Please be clear about whether your problem is an inference or a prediction problem (or both, or neither).

Attempted answers

In order to attempt to answer your question with linear regression, you have to connect your real-world question with a regression analysis. Please be very clear about

What assumptions you need to connect your regression to your question
Whether those assumptions are reasonable

Clear thinking will be more important here than definitive answers to your question.

Critical analysis

Finally, please connect the results of your analysis to your question. Here are some of the kinds of questions you might ask:

What is the answer to your question?
Were you not able to answer your question due to some limitation you found in the data?
How might you collect different data to successfully answer your question?
What different statitsical analyses might answer the question better?
What evidence is there that your assumptions are satisfied?
What evidence could you imagine collecting to establish that your assumptions were satisfied?

Again, clear thinking will be more important here than definitive answers to your question.

5 Grading Rubric

The final project will be graded on the basis of the following criteria. The grading will be structured so that a project that satisfied each \(\star\) criteria will get an A, but you can make up points by doing a particularly good job on the other criteria. This means there can be many ways to get a good grade.

Real-world question
- \(\star\) The question is framed in terms that someone who knows no statistics can understand
- \(\star\) It is clear whether the question or use case is prediction or inference
- \(\star\) The real-world question is clearly addressed (it need not be answered definitively, but it should be clear what the data can and cannot tell us about the question)
- The motivation or importance of the question or use case is especially clear
- Future actions based on the statistical analysis are well-articulated
Application of statistical concepts
- \(\star\) The authors carefully checked the dataset for missing or unusual values and cleaned the data as appropriate
- \(\star\) The authors appropriately quantified the statistical uncertainty in their analysis given their assumptions
- \(\star\) The results of their statistical analysis are meaningfully connected to the question or use case
- The authors explored a range of plausible assumptions
- The authors examined the data for evidence that their assumptions were or were not met
Critical analysis
- \(\star\) The authors carefully consider how data collection might affect the validity of their analysis or assumptions
- \(\star\) The authors clearly articulated how the dataset might answer or fail to answer the real-world question
- \(\star\) The authors carefully investigated unusual or suprising results or patterns in the data
- Alternative explanations or answers to the question or use case are carefully considered
- Outside data or scientific knowledge is brought to bear on the problem
Clarity of exposition
- \(\star\) Previous work and collaboration is clearly acknowledged
- \(\star\) The plots and tables are readable and well-labeled
- \(\star\) The report is well-structured, with a coherent introduction, analysis, and conclusion
- The primary conclusion or recommondations are clear, and the report can be safely read quickly
- The computational tools and methods are well-documented

6 Use of AI

I consider the use of AI analogous to a friend who had done well in the course before. You may ask for help, but you must not let them do the work for you.

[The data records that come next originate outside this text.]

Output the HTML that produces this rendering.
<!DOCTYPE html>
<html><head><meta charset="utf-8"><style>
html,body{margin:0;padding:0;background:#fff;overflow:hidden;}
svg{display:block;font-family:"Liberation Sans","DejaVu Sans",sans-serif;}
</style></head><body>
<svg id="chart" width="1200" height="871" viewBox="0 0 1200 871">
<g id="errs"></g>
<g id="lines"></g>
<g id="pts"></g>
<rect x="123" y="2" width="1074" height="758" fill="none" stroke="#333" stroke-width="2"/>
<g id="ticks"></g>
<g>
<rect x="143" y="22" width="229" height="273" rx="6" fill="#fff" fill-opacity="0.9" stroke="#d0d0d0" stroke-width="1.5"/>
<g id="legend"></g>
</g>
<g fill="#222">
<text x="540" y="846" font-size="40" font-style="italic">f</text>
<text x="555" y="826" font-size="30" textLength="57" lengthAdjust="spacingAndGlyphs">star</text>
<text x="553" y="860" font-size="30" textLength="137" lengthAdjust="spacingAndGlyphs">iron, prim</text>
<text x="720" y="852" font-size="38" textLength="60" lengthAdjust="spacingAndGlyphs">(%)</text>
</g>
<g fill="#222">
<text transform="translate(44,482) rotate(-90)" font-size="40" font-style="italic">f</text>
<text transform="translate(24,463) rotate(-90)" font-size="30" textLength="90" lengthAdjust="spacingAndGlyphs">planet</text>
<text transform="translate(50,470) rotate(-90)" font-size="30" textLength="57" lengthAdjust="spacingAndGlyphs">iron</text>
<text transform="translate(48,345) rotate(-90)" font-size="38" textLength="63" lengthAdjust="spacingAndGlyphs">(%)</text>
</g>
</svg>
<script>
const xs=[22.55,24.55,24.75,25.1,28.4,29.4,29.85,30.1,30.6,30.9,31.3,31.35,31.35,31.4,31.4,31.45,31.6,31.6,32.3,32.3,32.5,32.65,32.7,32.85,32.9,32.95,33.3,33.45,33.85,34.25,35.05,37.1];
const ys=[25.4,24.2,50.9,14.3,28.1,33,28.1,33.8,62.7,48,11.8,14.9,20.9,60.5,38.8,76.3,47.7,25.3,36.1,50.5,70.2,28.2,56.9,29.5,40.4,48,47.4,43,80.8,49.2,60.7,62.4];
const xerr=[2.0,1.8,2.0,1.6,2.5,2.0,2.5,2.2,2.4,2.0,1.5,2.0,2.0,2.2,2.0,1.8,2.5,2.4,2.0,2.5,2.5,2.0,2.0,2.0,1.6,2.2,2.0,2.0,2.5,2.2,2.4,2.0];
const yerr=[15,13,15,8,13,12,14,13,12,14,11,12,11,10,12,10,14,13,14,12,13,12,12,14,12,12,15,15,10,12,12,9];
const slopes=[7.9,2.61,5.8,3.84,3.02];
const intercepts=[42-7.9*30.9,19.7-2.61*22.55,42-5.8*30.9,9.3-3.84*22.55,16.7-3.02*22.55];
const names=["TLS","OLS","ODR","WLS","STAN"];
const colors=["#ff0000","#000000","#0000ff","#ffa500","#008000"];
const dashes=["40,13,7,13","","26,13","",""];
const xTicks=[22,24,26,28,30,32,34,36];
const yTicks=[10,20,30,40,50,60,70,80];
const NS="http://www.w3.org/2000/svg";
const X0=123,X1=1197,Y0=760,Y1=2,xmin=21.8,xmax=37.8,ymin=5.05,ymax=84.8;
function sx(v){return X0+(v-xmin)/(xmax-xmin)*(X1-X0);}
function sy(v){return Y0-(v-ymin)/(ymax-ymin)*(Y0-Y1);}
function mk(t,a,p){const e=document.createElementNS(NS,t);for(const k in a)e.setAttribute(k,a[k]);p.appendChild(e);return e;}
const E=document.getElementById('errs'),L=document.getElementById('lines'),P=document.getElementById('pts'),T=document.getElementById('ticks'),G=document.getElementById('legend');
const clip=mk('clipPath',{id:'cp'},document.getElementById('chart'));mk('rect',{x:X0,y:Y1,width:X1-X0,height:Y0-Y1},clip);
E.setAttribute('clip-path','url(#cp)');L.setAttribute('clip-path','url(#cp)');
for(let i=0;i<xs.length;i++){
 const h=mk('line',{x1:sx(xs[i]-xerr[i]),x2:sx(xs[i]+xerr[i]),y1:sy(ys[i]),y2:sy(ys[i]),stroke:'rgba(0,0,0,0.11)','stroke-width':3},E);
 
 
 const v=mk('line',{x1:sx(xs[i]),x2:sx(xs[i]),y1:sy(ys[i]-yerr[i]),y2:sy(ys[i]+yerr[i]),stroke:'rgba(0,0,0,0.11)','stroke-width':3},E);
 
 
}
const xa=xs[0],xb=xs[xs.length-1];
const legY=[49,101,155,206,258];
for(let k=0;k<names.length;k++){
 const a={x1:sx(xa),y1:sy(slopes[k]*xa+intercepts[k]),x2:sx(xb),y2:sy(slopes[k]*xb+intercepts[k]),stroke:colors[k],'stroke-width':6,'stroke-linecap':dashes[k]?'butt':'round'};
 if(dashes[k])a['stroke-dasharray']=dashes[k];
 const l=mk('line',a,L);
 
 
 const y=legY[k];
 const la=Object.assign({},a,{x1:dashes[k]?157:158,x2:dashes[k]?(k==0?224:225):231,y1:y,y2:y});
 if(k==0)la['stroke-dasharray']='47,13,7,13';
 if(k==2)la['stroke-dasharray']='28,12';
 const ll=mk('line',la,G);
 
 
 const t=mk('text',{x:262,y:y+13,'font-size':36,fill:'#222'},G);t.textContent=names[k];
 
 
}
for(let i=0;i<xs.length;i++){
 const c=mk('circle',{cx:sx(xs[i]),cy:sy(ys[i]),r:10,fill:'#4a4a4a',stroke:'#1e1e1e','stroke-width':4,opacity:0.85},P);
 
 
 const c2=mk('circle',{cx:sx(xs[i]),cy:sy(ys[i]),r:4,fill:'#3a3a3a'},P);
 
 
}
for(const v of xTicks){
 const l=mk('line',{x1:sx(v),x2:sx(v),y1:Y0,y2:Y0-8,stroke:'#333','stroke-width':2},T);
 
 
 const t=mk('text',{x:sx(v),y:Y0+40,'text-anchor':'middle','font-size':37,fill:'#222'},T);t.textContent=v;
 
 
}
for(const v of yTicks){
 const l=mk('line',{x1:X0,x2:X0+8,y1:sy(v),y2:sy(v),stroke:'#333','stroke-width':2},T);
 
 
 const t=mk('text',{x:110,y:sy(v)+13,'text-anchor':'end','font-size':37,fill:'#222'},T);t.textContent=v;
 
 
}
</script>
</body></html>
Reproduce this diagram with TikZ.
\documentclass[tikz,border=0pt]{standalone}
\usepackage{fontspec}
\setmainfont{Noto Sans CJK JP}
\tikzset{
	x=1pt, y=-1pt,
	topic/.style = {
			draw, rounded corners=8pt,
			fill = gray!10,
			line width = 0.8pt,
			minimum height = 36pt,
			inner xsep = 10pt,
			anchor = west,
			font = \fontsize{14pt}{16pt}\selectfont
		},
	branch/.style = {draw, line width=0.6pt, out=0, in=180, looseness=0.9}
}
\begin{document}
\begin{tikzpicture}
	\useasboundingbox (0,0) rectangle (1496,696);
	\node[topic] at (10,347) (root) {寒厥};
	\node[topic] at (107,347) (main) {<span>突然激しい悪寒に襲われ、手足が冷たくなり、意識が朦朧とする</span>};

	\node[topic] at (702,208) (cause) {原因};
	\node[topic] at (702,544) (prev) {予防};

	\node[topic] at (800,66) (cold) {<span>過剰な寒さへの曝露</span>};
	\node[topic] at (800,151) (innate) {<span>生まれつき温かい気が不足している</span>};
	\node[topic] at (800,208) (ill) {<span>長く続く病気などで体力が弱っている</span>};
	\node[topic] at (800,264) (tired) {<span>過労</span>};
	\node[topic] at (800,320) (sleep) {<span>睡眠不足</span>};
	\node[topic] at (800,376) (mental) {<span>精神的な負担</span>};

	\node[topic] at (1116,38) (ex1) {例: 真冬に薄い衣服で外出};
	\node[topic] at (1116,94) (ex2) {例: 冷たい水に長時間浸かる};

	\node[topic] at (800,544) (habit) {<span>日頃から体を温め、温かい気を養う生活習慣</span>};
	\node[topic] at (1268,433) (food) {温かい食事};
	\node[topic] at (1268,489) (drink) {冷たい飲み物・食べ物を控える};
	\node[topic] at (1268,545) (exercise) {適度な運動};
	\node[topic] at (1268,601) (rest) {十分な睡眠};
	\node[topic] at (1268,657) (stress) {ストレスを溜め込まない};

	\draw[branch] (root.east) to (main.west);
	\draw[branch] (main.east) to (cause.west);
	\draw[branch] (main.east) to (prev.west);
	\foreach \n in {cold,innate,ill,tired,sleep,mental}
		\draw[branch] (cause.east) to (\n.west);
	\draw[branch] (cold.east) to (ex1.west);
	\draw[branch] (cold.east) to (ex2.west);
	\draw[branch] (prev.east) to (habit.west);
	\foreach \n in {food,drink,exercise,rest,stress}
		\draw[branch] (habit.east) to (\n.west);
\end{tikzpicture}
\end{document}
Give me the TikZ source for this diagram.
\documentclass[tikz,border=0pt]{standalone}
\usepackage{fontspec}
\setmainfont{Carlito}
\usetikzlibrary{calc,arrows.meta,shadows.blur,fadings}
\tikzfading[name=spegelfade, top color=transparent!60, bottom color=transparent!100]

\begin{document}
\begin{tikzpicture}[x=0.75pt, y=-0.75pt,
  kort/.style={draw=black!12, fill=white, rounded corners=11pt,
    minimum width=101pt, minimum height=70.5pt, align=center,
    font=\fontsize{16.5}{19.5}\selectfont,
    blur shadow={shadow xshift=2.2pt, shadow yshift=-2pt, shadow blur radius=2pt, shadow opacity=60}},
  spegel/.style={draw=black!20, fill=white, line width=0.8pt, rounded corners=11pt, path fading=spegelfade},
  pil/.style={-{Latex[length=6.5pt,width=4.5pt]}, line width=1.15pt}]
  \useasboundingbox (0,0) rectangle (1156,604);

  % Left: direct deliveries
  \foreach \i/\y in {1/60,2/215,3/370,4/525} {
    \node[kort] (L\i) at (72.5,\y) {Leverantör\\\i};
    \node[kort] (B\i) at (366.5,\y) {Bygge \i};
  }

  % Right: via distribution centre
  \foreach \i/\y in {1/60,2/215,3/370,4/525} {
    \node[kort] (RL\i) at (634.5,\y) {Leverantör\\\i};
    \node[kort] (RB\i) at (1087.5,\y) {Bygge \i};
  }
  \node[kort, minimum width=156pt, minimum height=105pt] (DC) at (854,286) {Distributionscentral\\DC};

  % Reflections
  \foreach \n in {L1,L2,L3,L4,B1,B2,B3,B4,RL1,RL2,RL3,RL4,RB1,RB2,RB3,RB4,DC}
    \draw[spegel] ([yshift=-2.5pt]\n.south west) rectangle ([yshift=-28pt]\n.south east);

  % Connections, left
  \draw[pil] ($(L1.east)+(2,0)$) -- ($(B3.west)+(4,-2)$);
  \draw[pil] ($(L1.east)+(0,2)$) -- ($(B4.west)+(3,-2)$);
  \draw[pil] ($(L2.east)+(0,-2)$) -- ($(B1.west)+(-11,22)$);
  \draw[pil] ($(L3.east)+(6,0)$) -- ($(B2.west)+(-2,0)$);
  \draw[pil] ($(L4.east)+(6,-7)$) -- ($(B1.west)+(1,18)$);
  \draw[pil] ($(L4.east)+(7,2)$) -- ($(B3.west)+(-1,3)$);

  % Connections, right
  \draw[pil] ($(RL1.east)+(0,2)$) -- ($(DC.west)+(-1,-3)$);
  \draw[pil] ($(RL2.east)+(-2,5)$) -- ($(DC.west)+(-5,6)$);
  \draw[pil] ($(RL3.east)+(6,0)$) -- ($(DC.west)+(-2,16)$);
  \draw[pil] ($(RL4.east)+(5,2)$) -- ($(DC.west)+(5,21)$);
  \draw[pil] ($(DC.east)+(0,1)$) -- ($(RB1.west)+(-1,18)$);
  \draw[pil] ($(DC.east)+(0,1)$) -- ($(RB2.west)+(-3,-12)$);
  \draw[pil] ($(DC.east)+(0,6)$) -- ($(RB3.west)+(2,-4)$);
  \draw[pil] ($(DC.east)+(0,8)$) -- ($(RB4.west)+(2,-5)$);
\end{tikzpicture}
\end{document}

Here are some example uses of AI that are acceptable:

It’s okay to ask AI to check grammar and typos of text you wrote yourself.
It’s okay to ask AI to generate a figure according to precise instructions from you.
It’s okay to ask AI to check code or mathematical derivations for errors.

Here are some example uses of AI that are not acceptable:

It’s not okay to ask AI to generate text outright.
It’s not okay to give AI the rubric and ask it to suggests a project outline.
It’s not okay to submit a draft to AI and ask it to edit it so as to receive a higher grade.

The distinction is whether you have asked AI to do the work for you, or to help edit work you have already done.